[Required task]: Without the pictures, print the lines running from the beginning of the material to the line containing "c.fillText('toff (µs)', 434, 550);", both ends included.

[Collected data]:

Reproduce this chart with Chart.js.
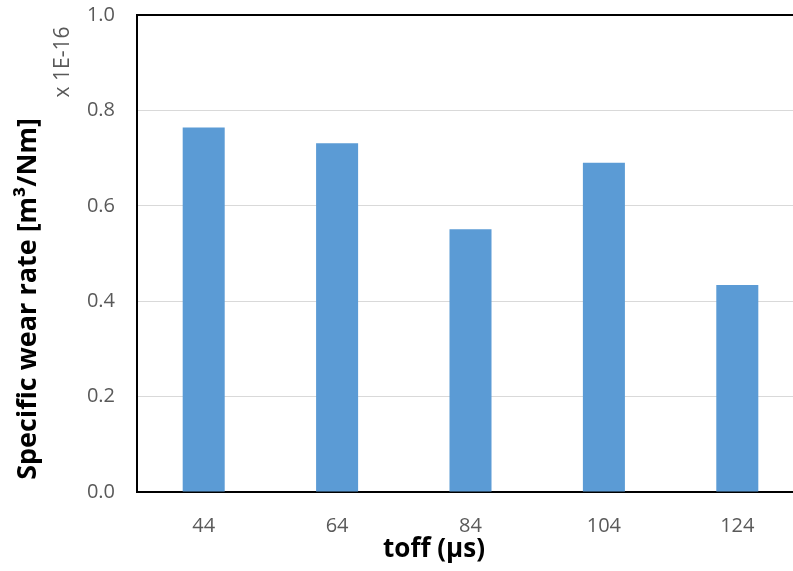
<!DOCTYPE html>
<html>
<head>
<meta charset="utf-8">
<script src="https://cdn.jsdelivr.net/npm/chart.js@4.4.1/dist/chart.umd.min.js"></script>
<style>
  html, body { margin: 0; padding: 0; background: #fff; overflow: hidden; }
  .wrap { width: 830px; height: 571px; }
</style>
</head>
<body>
<div class="wrap"><canvas id="myChart" width="830" height="571"></canvas></div>
<script>
// data
const toffLabels = ['44', '64', '84', '104', '124'];
const wearRate = [0.764, 0.731, 0.551, 0.690, 0.434];
const yTicks = [0.0, 0.2, 0.4, 0.6, 0.8, 1.0];

const grey = '#595959';
const font = '"Open Sans", Lato, sans-serif';

// axis titles + "x 1E-16" multiplier, placed like in the original figure
const axisText = {
  id: 'axisText',
  afterDraw(chart) {
    const c = chart.ctx;
    c.save();
    c.textAlign = 'center';
    c.textBaseline = 'middle';

    c.fillStyle = '#000';
    c.font = 'bold 26px ' + font;
    c.fillText('toff (µs)', 434, 550);

    c.save();
    c.translate(28, 299);
    c.rotate(-Math.PI / 2);
    c.font = 'bold 27px ' + font;
    c.fillText('Specific wear rate [m³/Nm]', 0, 0);
    c.restore();

    c.translate(63, 62);
    c.rotate(-Math.PI / 2);
    c.fillStyle = grey;
    c.font = '21px ' + font;
    c.fillText('x 1E-16', 0, 0);
    c.restore();
  }
};

var ctx = document.getElementById('myChart').getContext('2d');
var chart = new Chart(ctx, {
  type: 'bar',
  data: {
    labels: toffLabels,
    datasets: [{
      data: wearRate,
      backgroundColor: '#5b9bd5',
      barPercentage: 0.315,
      categoryPercentage: 1.0
    }]
  },
  options: {
    responsive: false,
    animation: false,
    layout: { padding: { top: 0, right: 26, left: 0, bottom: 0 } },
    plugins: { legend: { display: false }, tooltip: { enabled: false } },
    scales: {
      x: {
        grid: { display: false },
        border: { display: true, color: '#000', width: 2 },
        ticks: { color: grey, font: { family: font, size: 20 }, padding: 14 },
        afterFit(scale) { scale.height = 79; }
      },
      y: {
        min: 0, max: 1.0,
        afterBuildTicks(scale) { scale.ticks = yTicks.map(v => ({ value: v })); },
        grid: {
          drawTicks: false,
          color: c => c.tick && c.tick.value === 1 ? '#000' : '#d9d9d9',
          lineWidth: c => c.tick && c.tick.value === 1 ? 2 : 1
        },
        border: { display: true, color: '#000', width: 2 },
        ticks: {
          color: grey, font: { family: font, size: 20 }, padding: 22,
          callback: v => v.toFixed(1)
        },
        afterFit(scale) {
          scale.width = 137;
          scale.paddingTop = 15;
          scale.paddingBottom = 0;
        }
      }
    }
  },
  plugins: [axisText]
});
</script>
</body>
</html>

[Exercise output]:
Reproduce this chart with Chart.js.
<!DOCTYPE html>
<html>
<head>
<meta charset="utf-8">
<script src="https://cdn.jsdelivr.net/npm/chart.js@4.4.1/dist/chart.umd.min.js"></script>
<style>
  html, body { margin: 0; padding: 0; background: #fff; overflow: hidden; }
  .wrap { width: 830px; height: 571px; }
</style>
</head>
<body>
<div class="wrap"><canvas id="myChart" width="830" height="571"></canvas></div>
<script>
// data
const toffLabels = ['44', '64', '84', '104', '124'];
const wearRate = [0.764, 0.731, 0.551, 0.690, 0.434];
const yTicks = [0.0, 0.2, 0.4, 0.6, 0.8, 1.0];

const grey = '#595959';
const font = '"Open Sans", Lato, sans-serif';

// axis titles + "x 1E-16" multiplier, placed like in the original figure
const axisText = {
  id: 'axisText',
  afterDraw(chart) {
    const c = chart.ctx;
    c.save();
    c.textAlign = 'center';
    c.textBaseline = 'middle';

    c.fillStyle = '#000';
    c.font = 'bold 26px ' + font;
    c.fillText('toff (µs)', 434, 550);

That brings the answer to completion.